Os testes rápidos fornecidos pelo Governo do Estado foram destinados aos profissionais de saúde e segurança, mas no município também foram feitos com os profissionais bancários. Já os testes de maior precisão, os “RT-PCR” (método que busca o vírus no DNA, com coleta através do nariz), são destinados aos “casos graves”, quando o paciente já apresenta dificuldade para respirar. Com o cenário estável e controlado, Artur Amorim espera avançar para um monitoramento mais preciso da população, privilégio de poucos municípios neste momento. “Nesta terça (27) chegaram mil testes comprados pela prefeitura para ampliarmos a testagem na população. Também estamos tentando fechar parceria com a UFPE para ampliar os testes RT-PCR no município”, informa. “A partir de agora os testes estão disponíveis para qualquer pessoa que apresente síndrome gripal, na tentativa de fazer um rastreamento mais efetivo do vírus”, comemora.
Decretos sobre o transporte
O Governo de Pernambuco suspendeu o transporte intermunicipal no dia 23 de março, impactando o deslocamento entre municípios do interior e principalmente entre estes e a região metropolitana do Recife. No início de abril um novo decreto estadual determinou as exceções: só é permitido o transporte intermunicipal de passageiros em casos de fretamento de funcionários para indústrias ou serviços inclusos como atividades essenciais; fretamento de hóspedes do setor hoteleiro de volta para suas residências ou aeroporto; e transporte complementar de passageiros desde que autorizado pela autoridade municipal.

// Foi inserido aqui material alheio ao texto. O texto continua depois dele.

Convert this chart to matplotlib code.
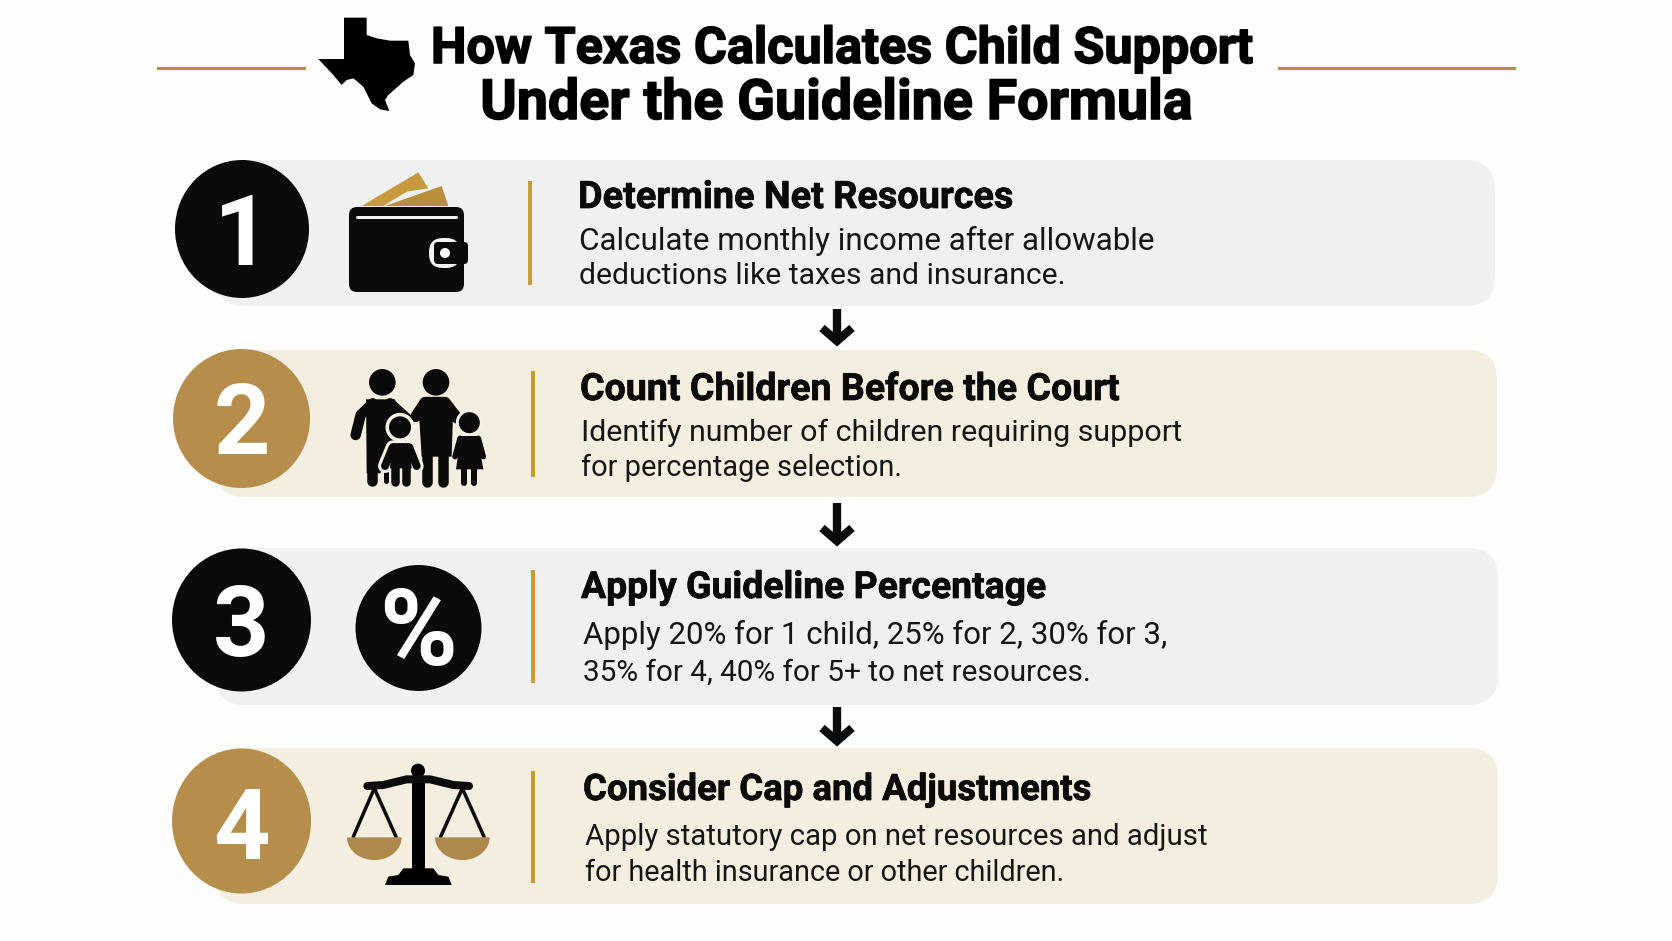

Mas as medidas não alteram o transporte interno na região metropolitana e nem mencionam o transporte interestadual. A Agência Nacional de Transporte Terrestre (ANTT), consonância com a postura do Governo Federal, tem atuado para manter o transporte interestadual, inclusive conseguindo liminares na Justiça para furar decretos estaduais. No entanto, como alguns estados, como a Bahia, proibiram o transporte interestadual, reduzindo a capacidade de operação regular das empresas do ramo, uma oportunidade para a atuação clandestina.